Les images des réfugiés dont les bateaux font naufrage en Méditerranée ou qui, en longues colonnes, tentent de rejoindre un pays d’accueil provoquent des réactions contradictoires dans les opinions publiques : compassion et solidarité dans certains secteurs ; peur panique d’une « invasion » dans d’autres. Dans le premier cas, le discours dominant – implicite ou explicite – qui est celui d’une partie de la gauche, mais pas exclusivement, consiste à dire que l’accueil de millions de nouveaux immigrants ne pose pas de problèmes majeurs et que les frontières européennes doivent rester ou redevenir ouvertes. Dans le second cas, qui se généralise, l’accent est mis exclusivement sur les mesures sécuritaires : installation de barrières de barbelés ; renforcement drastique des contrôles pour l’accès aux Etats membres de l’Union européenne (UE) et singulièrement ceux de l’espace Schengen ; expulsion des réfugiés en situation irrégulière (immigrés économiques sans papiers, déboutés du droit d’asile, etc.).

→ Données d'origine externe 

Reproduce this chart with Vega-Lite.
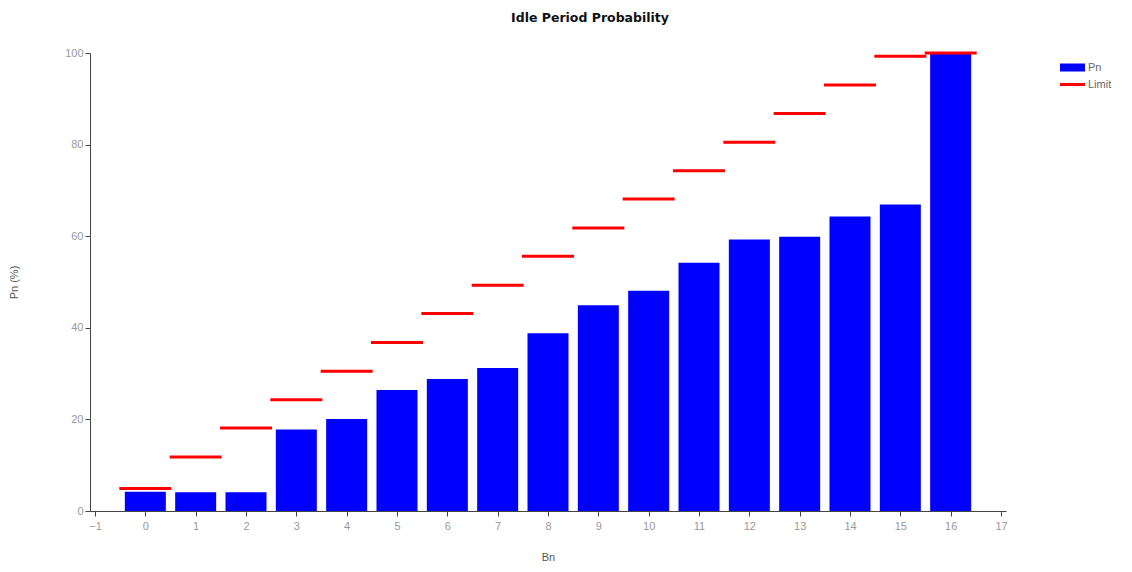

Ni la première de ces attitudes (angélisme bien intentionné, mais à courte vue) ni son opposée (dramatisation tout aussi myope de la situation) ne permettront de faire face dignement et pacifiquement à un phénomène que toutes les données rendent inéluctable : l’impossibilité, pour l’Europe, d’empêcher des arrivées massives d’immigrants dans les décennies à venir.

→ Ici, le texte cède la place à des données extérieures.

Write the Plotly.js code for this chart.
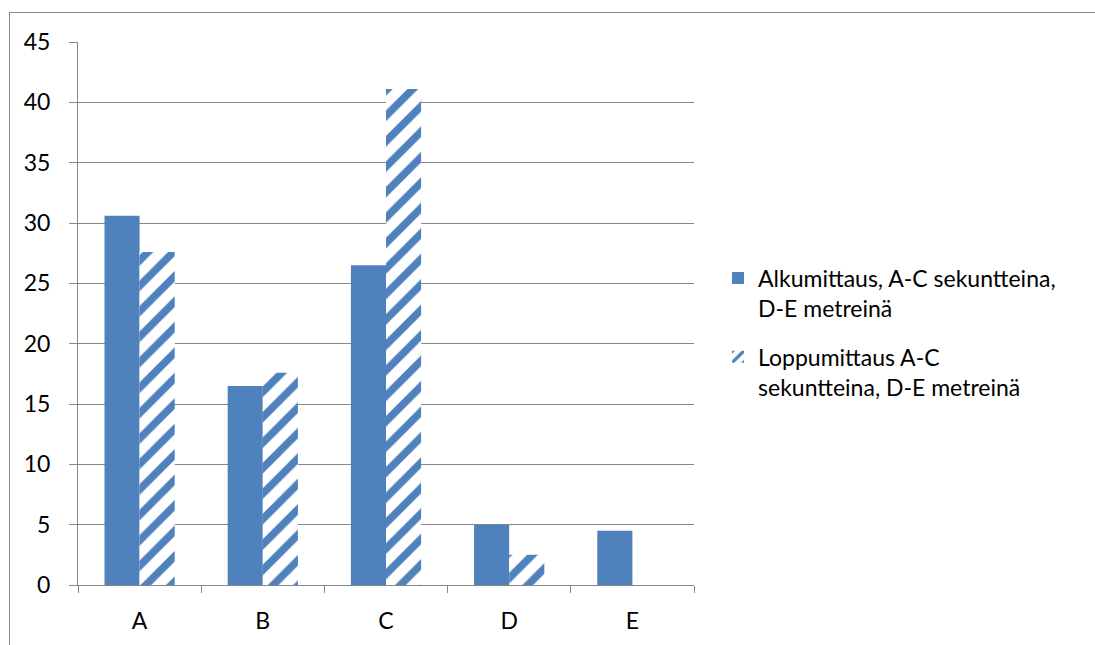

Les énormes écarts démographiques et économiques entre pays de départ et pays d’arrivée sont parfaitement connus. Pour simplifier, on peut dire que l’Europe est un continent riche et à la population vieillissante et stagnante, alors que les populations de l’Afrique et du Proche-Orient sont plus jeunes, plus pauvres et en forte croissance. Même au péril de leur vie, les jeunes de ces régions voudront fuir la misère et l’insécurité pour rejoindre ce qu’ils croient être un Eldorado qui, pour beaucoup d’entre eux, a autrefois été leur puissance coloniale. A cela s’ajoutent les millions de réfugiés des zones de guerre et des Etats en faillite et, sur une échelle encore plus vaste, les futurs réfugiés climatiques.

A partir de ce constat, le simple bon sens devrait conduire les dirigeants à agir sur les causes des mouvements migratoires, en d’autres termes à donner aux réfugiés économiques potentiels de bonnes raisons de ne pas quitter leurs familles et leur pays. Cela revient à refonder radicalement les rapports Nord-Sud et, plus généralement, à réduire les inégalités au niveau planétaire. Lors de la Conférence mondiale sur le climat (COP 21) tenue à Paris en décembre dernier, on a vu l’extrême difficulté de prendre la moindre mesure en ce sens : il a fallu de longues négociations avec les Etats du Nord pour qu’ils s’engagent à mobiliser 100 milliards de dollars par an d’ici à 2020 pour aider les pays du Sud à faire face aux effets du changement climatique. Cette somme – dont rien ne garantit qu’elle sera réunie – représente seulement deux années de bénéfices nets d’Apple…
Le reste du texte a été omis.